What to produce - Go through the material and write it all out exactly, minus the pictures.

____ Data supplied

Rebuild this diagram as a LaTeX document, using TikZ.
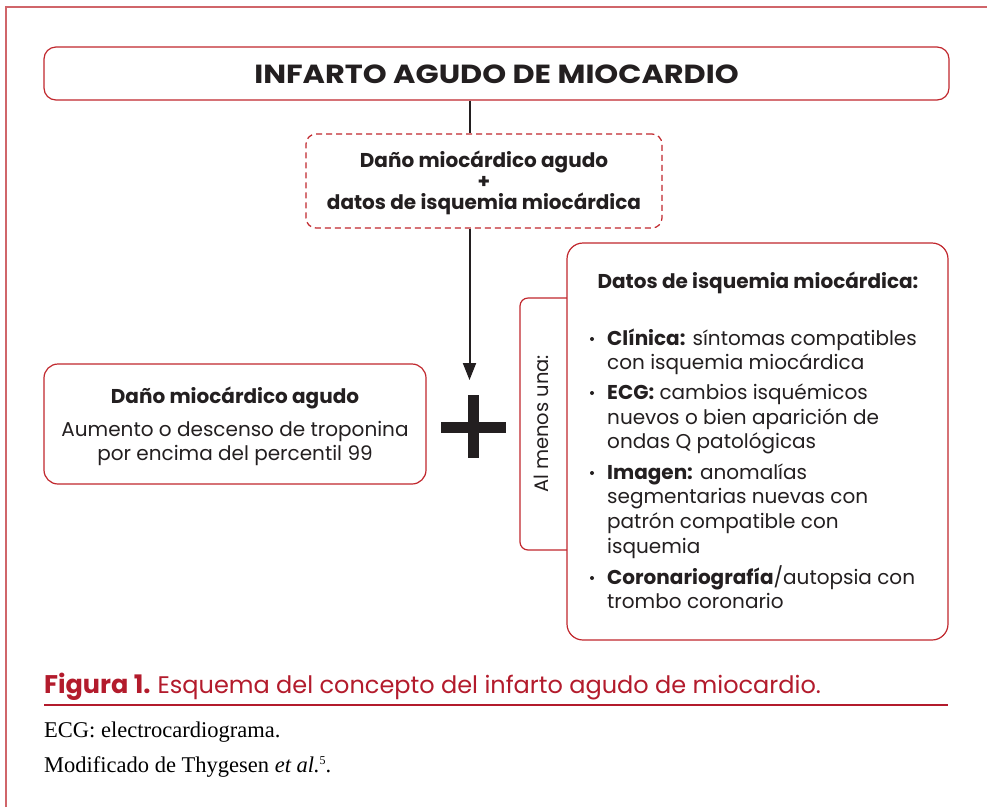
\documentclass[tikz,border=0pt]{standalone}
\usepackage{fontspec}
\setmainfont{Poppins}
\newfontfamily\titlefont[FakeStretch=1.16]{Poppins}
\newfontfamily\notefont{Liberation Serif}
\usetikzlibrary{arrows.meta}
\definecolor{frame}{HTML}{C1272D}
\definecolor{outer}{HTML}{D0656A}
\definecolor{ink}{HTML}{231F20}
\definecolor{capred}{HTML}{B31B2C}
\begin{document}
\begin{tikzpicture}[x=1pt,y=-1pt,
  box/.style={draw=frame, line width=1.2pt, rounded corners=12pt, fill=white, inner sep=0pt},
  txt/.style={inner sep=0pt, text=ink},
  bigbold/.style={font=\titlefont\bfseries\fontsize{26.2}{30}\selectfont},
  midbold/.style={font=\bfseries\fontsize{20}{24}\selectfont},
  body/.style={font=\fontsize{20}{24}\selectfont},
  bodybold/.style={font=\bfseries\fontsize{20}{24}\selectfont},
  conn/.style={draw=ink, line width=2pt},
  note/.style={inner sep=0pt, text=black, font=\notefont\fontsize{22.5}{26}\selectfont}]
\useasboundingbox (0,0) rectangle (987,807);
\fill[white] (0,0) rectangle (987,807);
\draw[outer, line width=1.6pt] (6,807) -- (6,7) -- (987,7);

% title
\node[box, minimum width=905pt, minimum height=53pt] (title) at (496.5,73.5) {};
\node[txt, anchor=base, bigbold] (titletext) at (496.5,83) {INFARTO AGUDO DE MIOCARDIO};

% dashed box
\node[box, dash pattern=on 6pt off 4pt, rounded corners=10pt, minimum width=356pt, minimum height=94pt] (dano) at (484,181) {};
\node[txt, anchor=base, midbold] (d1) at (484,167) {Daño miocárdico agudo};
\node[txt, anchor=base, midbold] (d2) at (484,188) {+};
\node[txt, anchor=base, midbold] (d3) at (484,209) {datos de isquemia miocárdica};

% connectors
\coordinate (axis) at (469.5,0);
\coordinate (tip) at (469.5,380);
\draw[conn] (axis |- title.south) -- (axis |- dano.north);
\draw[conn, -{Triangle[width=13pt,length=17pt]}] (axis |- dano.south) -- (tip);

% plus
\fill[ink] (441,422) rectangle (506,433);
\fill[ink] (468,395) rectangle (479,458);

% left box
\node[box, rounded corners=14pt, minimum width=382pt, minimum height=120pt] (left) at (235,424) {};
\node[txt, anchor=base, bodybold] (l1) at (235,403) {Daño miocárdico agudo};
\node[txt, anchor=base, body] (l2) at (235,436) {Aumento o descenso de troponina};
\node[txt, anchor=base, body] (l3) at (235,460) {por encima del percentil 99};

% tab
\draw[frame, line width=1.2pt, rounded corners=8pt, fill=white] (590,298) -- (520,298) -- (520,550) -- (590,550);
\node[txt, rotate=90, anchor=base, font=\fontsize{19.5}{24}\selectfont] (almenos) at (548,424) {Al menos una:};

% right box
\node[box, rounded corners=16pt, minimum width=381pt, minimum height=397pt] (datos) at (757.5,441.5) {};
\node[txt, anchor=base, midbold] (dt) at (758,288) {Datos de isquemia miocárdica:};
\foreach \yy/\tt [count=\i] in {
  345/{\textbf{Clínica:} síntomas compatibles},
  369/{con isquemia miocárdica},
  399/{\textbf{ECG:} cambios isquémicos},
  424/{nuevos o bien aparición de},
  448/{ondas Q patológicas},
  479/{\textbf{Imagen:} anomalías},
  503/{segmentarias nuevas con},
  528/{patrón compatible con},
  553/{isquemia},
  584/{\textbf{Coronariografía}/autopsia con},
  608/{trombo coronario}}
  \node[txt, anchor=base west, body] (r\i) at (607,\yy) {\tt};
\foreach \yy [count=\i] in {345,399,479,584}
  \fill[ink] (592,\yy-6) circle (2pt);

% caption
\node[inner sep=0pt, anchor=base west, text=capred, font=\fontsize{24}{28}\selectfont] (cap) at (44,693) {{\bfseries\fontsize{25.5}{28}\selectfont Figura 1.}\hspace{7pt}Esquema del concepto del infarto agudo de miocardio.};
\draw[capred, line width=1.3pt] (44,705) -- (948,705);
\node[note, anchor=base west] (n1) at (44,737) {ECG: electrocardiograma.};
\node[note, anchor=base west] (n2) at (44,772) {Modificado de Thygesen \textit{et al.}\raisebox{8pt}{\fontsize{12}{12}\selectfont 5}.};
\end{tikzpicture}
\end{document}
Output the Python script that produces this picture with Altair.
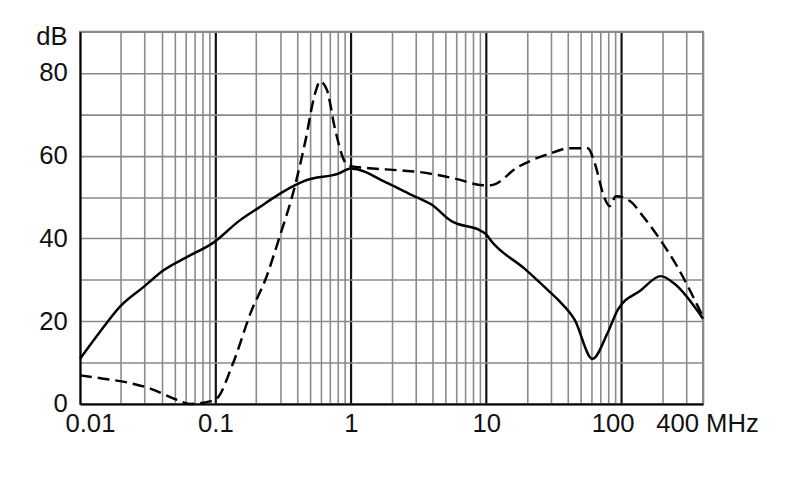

________

Solution for this problem -
Rebuild this diagram as a LaTeX document, using TikZ.
\documentclass[tikz,border=0pt]{standalone}
\usepackage{fontspec}
\setmainfont{Poppins}
\newfontfamily\titlefont[FakeStretch=1.16]{Poppins}
\newfontfamily\notefont{Liberation Serif}
\usetikzlibrary{arrows.meta}
\definecolor{frame}{HTML}{C1272D}
\definecolor{outer}{HTML}{D0656A}
\definecolor{ink}{HTML}{231F20}
\definecolor{capred}{HTML}{B31B2C}
\begin{document}
\begin{tikzpicture}[x=1pt,y=-1pt,
  box/.style={draw=frame, line width=1.2pt, rounded corners=12pt, fill=white, inner sep=0pt},
  txt/.style={inner sep=0pt, text=ink},
  bigbold/.style={font=\titlefont\bfseries\fontsize{26.2}{30}\selectfont},
  midbold/.style={font=\bfseries\fontsize{20}{24}\selectfont},
  body/.style={font=\fontsize{20}{24}\selectfont},
  bodybold/.style={font=\bfseries\fontsize{20}{24}\selectfont},
  conn/.style={draw=ink, line width=2pt},
  note/.style={inner sep=0pt, text=black, font=\notefont\fontsize{22.5}{26}\selectfont}]
\useasboundingbox (0,0) rectangle (987,807);
\fill[white] (0,0) rectangle (987,807);
\draw[outer, line width=1.6pt] (6,807) -- (6,7) -- (987,7);

% title
\node[box, minimum width=905pt, minimum height=53pt] (title) at (496.5,73.5) {};
\node[txt, anchor=base, bigbold] (titletext) at (496.5,83) {INFARTO AGUDO DE MIOCARDIO};

% dashed box
\node[box, dash pattern=on 6pt off 4pt, rounded corners=10pt, minimum width=356pt, minimum height=94pt] (dano) at (484,181) {};
\node[txt, anchor=base, midbold] (d1) at (484,167) {Daño miocárdico agudo};
\node[txt, anchor=base, midbold] (d2) at (484,188) {+};
\node[txt, anchor=base, midbold] (d3) at (484,209) {datos de isquemia miocárdica};

% connectors
\coordinate (axis) at (469.5,0);
\coordinate (tip) at (469.5,380);
\draw[conn] (axis |- title.south) -- (axis |- dano.north);
\draw[conn, -{Triangle[width=13pt,length=17pt]}] (axis |- dano.south) -- (tip);

% plus
\fill[ink] (441,422) rectangle (506,433);
\fill[ink] (468,395) rectangle (479,458);

% left box
\node[box, rounded corners=14pt, minimum width=382pt, minimum height=120pt] (left) at (235,424) {};
\node[txt, anchor=base, bodybold] (l1) at (235,403) {Daño miocárdico agudo};
\node[txt, anchor=base, body] (l2) at (235,436) {Aumento o descenso de troponina};
\node[txt, anchor=base, body] (l3) at (235,460) {por encima del percentil 99};

% tab
\draw[frame, line width=1.2pt, rounded corners=8pt, fill=white] (590,298) -- (520,298) -- (520,550) -- (590,550);
\node[txt, rotate=90, anchor=base, font=\fontsize{19.5}{24}\selectfont] (almenos) at (548,424) {Al menos una:};

% right box
\node[box, rounded corners=16pt, minimum width=381pt, minimum height=397pt] (datos) at (757.5,441.5) {};
\node[txt, anchor=base, midbold] (dt) at (758,288) {Datos de isquemia miocárdica:};
\foreach \yy/\tt [count=\i] in {
  345/{\textbf{Clínica:} síntomas compatibles},
  369/{con isquemia miocárdica},
  399/{\textbf{ECG:} cambios isquémicos},
  424/{nuevos o bien aparición de},
  448/{ondas Q patológicas},
  479/{\textbf{Imagen:} anomalías},
  503/{segmentarias nuevas con},
  528/{patrón compatible con},
  553/{isquemia},
  584/{\textbf{Coronariografía}/autopsia con},
  608/{trombo coronario}}
  \node[txt, anchor=base west, body] (r\i) at (607,\yy) {\tt};
\foreach \yy [count=\i] in {345,399,479,584}
  \fill[ink] (592,\yy-6) circle (2pt);

% caption
\node[inner sep=0pt, anchor=base west, text=capred, font=\fontsize{24}{28}\selectfont] (cap) at (44,693) {{\bfseries\fontsize{25.5}{28}\selectfont Figura 1.}\hspace{7pt}Esquema del concepto del infarto agudo de miocardio.};
\draw[capred, line width=1.3pt] (44,705) -- (948,705);
\node[note, anchor=base west] (n1) at (44,737) {ECG: electrocardiograma.};
\node[note, anchor=base west] (n2) at (44,772) {Modificado de Thygesen \textit{et al.}\raisebox{8pt}{\fontsize{12}{12}\selectfont 5}.};
\end{tikzpicture}
\end{document}
Output the Python script that produces this picture with Altair.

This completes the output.